His presidency is first and foremost about collaboration, Dr. Robertson said. Sometimes that means partnerships with Intel or advanced microscope maker FEI or Nike founder Phil Knight. But it also means less publicized partnerships across Oregon to remind small towns and rural Oregonians that OHSU belongs to them, too.

That's important to Dr. Robertson, who grew up in the rolling hills of rural southern Indiana. "I wanted OHSU to be as relevant in Burns, Jordan Valley or Enterprise as it is in Portland. And I want those citizens to feel that it's their OHSU. And that OHSU is actively working to make their lives better."

The collaborations and work throughout Oregon became part of what Dr. Robertson calls the "96,000-square-milecampus." Those collaborations also fit with Dr. Robertson's larger vision and the vision of the OHSU strategic plan adopted the year after he became president in 2006. That plan envisioned OHSU growing and succeeding by working with a range of partners – communities, nonprofits, private companies and others.

And there was no better salesman for those ideas, or for OHSU as a whole, than Joe Robertson, said Keith Thomson, the former Intel executive who chaired the OHSU Board of Directors when Dr. Robertson became president.

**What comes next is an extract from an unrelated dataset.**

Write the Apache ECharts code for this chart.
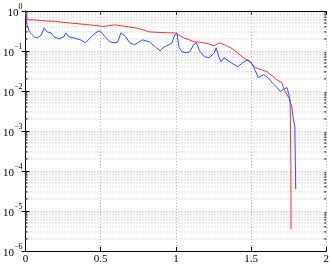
<!DOCTYPE html>
<html><head><meta charset="utf-8">
<script src="https://cdn.jsdelivr.net/npm/echarts@6/dist/echarts.min.js"></script>
<style>html,body{margin:0;padding:0;background:#fff}#c{width:332px;height:265px}</style>
</head><body><div id="c"></div>
<script>
// ---- data ----
const redX = [0, 0.007, 0.013, 0.05, 0.1, 0.15, 0.2, 0.25, 0.3, 0.35, 0.4, 0.45, 0.5, 0.516, 0.55, 0.595, 0.65, 0.732, 0.78, 0.824, 0.9, 0.954, 0.993, 1.02, 1.052, 1.09, 1.124, 1.17, 1.22, 1.255, 1.288, 1.30, 1.33, 1.366, 1.41, 1.45, 1.497, 1.53, 1.57, 1.608, 1.64, 1.673, 1.706, 1.72, 1.74, 1.76, 1.765, 1.766];
const redY = [0.95, 0.7, 0.6, 0.6, 0.58, 0.56, 0.55, 0.52, 0.5, 0.48, 0.46, 0.44, 0.42, 0.41, 0.43, 0.45, 0.42, 0.378, 0.34, 0.30, 0.29, 0.284, 0.284, 0.25, 0.213, 0.19, 0.169, 0.165, 0.15, 0.135, 0.16, 0.157, 0.14, 0.12, 0.09, 0.068, 0.051, 0.038, 0.034, 0.030, 0.024, 0.019, 0.016, 0.011, 0.008, 0.006, 0.0001, 3.5e-6];
const blueX = [0, 0.0065, 0.026, 0.059, 0.078, 0.105, 0.124, 0.144, 0.170, 0.190, 0.222, 0.255, 0.268, 0.288, 0.320, 0.366, 0.399, 0.418, 0.451, 0.484, 0.503, 0.529, 0.562, 0.595, 0.614, 0.634, 0.647, 0.667, 0.693, 0.725, 0.745, 0.778, 0.824, 0.863, 0.895, 0.922, 0.954, 0.974, 0.993, 1.007, 1.020, 1.039, 1.072, 1.092, 1.118, 1.137, 1.157, 1.190, 1.222, 1.255, 1.268, 1.288, 1.301, 1.320, 1.366, 1.412, 1.444, 1.477, 1.497, 1.516, 1.549, 1.582, 1.614, 1.641, 1.673, 1.693, 1.712, 1.739, 1.752, 1.758, 1.771, 1.778, 1.791, 1.797];
const blueY = [1.0, 0.5, 0.30, 0.226, 0.213, 0.253, 0.378, 0.30, 0.284, 0.226, 0.201, 0.226, 0.284, 0.226, 0.213, 0.19, 0.16, 0.19, 0.253, 0.318, 0.30, 0.226, 0.169, 0.16, 0.169, 0.284, 0.284, 0.226, 0.16, 0.143, 0.16, 0.19, 0.169, 0.127, 0.101, 0.127, 0.143, 0.16, 0.253, 0.284, 0.127, 0.0955, 0.090, 0.0955, 0.143, 0.16, 0.101, 0.0717, 0.0677, 0.090, 0.12, 0.0677, 0.0539, 0.0677, 0.051, 0.0405, 0.051, 0.060, 0.0539, 0.0405, 0.0215, 0.0256, 0.0215, 0.0162, 0.0122, 0.0097, 0.0108, 0.0122, 0.0081, 0.0055, 0.0041, 0.0023, 0.0013, 3.5e-5];
const xTicks = [0, 0.5, 1, 1.5, 2];
const yDecades = [-6, -5, -4, -3, -2, -1, 0];
const minorMults = [2, 3, 4, 5, 6, 7, 8, 9];

// ---- build ----
const zip = (a, b) => a.map((v, i) => [v, b[i]]);
const minorVals = [];
yDecades.slice(0, -1).forEach(e => minorMults.forEach(m => minorVals.push(m * Math.pow(10, e))));
const segs = (x0, x1) => { const d = []; minorVals.forEach(v => { d.push([x0, v], [x1, v], null); }); return d; };
const FONT = 'Liberation Serif';
const gridStyle = {color: '#b8b8b8', type: [1, 2], width: 1};

const chart = echarts.init(document.getElementById('c'), null, {renderer: 'canvas'});
const axisLine = {show: true, lineStyle: {color: '#000', width: 1}};
const tick = {inside: true, length: 4, lineStyle: {color: '#000'}};
chart.setOption({
  animation: false,
  grid: {left: 21, right: 5, top: 11, bottom: 13},
  xAxis: [{
    type: 'value', min: 0, max: 2, interval: 0.5,
    axisLine: axisLine, axisTick: tick,
    axisLabel: {fontFamily: FONT, fontSize: 11, color: '#000', margin: 3, formatter: v => String(v)},
    splitLine: {show: true, lineStyle: gridStyle}
  }, {
    type: 'value', min: 0, max: 2, interval: 0.5, position: 'top',
    axisLine: axisLine, axisTick: tick,
    axisLabel: {show: false}, splitLine: {show: false}
  }],
  yAxis: [{
    type: 'log', logBase: 10, min: 1e-6, max: 1,
    axisLine: axisLine, axisTick: tick,
    axisLabel: {
      fontFamily: FONT, color: '#000', margin: 3,
      formatter: v => {
        const e = Math.round(Math.log10(v));
        return '{b|10}{s|' + (e < 0 ? '\u2212' + (-e) : e) + '}';
      },
      rich: {
        b: {fontFamily: FONT, fontSize: 11, color: '#000', lineHeight: 16, verticalAlign: 'bottom'},
        s: {fontFamily: FONT, fontSize: 8, color: '#000', lineHeight: 16, verticalAlign: 'top', padding: [0, 0, 6, 0]}
      }
    },
    splitLine: {show: true, lineStyle: gridStyle}
  }, {
    type: 'log', logBase: 10, min: 1e-6, max: 1, position: 'right',
    axisLine: axisLine, axisTick: tick,
    axisLabel: {show: false}, splitLine: {show: false}
  }],
  series: [{
    type: 'line', silent: true, symbol: 'none', connectNulls: false,
    data: segs(0, 2), lineStyle: gridStyle, z: 1
  }, {
    type: 'line', silent: true, symbol: 'none', connectNulls: false,
    data: segs(0, 0.0135), lineStyle: {color: '#000', width: 1}, z: 2
  }, {
    type: 'line', silent: true, symbol: 'none', connectNulls: false,
    data: segs(1.9865, 2), lineStyle: {color: '#000', width: 1}, z: 2
  }, {
    type: 'line', data: zip(redX, redY), symbol: 'none', smooth: false,
    lineStyle: {color: '#ff2a2a', width: 1}, z: 3
  }, {
    type: 'line', data: zip(blueX, blueY), symbol: 'none', smooth: false,
    lineStyle: {color: '#2a4cff', width: 1}, z: 4
  }]
});
</script></body></html>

"He would talk with legislative leaders and medical people, find out what their needs were," Thomson said, remarking on Dr. Robertson's trips throughout Oregon. "He has a natural feel for how to deal with major donors, like Phil Knight, and with the power brokers in Salem. He's just a very competent, caring individual who meshed well with people."

At OHSU, Dr. Robertson has been meshing with people for along time. After completing his residency in 1982, he joined the ophthalmology faculty after a brief stint in private practice, becoming chair of ophthalmology and director of the Casey Eye Institute in 1997, then dean of the School of Medicine in 2003.

He said he often misses his time as a faculty member and chair when he worked with young medical residents and fellows.

"One of the great benefits of being surrounded by aspiring, bright students is that it's a great antidote for cynicism," Dr. Robertson said. "I've especially noticed this as I've gotten older. In any career, there's a tendency for cynicism to creep into your thought processes, but seeing the talent, commitment and enthusiasm of these students is a great antidote for that. You become excited about the future and know we will be in great hands."

As president, Dr. Robertson waded into the complexity of reforming the nation's health care system. OHSU adopted eight essential principles for health care reform in 2008. Dr. Robertson also served on the Oregon Health Policy board, the policy-making and oversight body for the Oregon Health Authority and for Oregon's health care reforms, from the board's creation in 2009 until last year. He was also a founding member of the board for Health Share of Oregon, the Portland metro area's largest coordinated care organization.

Whatever his focus, Dr. Robertson remained his passionate but affable self, say those who know him. When describing surprises about the job, for example, Dr. Robertson said he was struck by how much talking he had to do as university president. "Just a lot of talking and talking," he said, laughing. "I'm a retina surgeon, and I'm an introvert. But as I did it more, I became more comfortable with it."

He was also surprised by how formally people treated him. "This is Oregon, and we're an egalitarian, 'jeans and khakis' kind of culture, and you're being addressed as 'president,'" he said. "I was surprised by how easy it is to lose your approachability."

He tried to combat that, in part, by encouraging people to address him by his first name. "I get called Joe by a lot of people walking down the hall, and I love that," he said.

He's still blown away by those people walking down OHSU hallways. "I was talking to a faculty member this morning, and as I was talking to them, I was in awe of everything they had accomplished. And that's just one of literally thousands."

That's where he finds the most pride at the end of his tenure. Not in buildings and numbers, but in the people who work at OHSU, and how they work together. "I'm most proud of the culture," he said. "I really am. This is a place where people do value each other and where they will collaborate and share their ideas. At the end of the day, that's what I'm most proud of."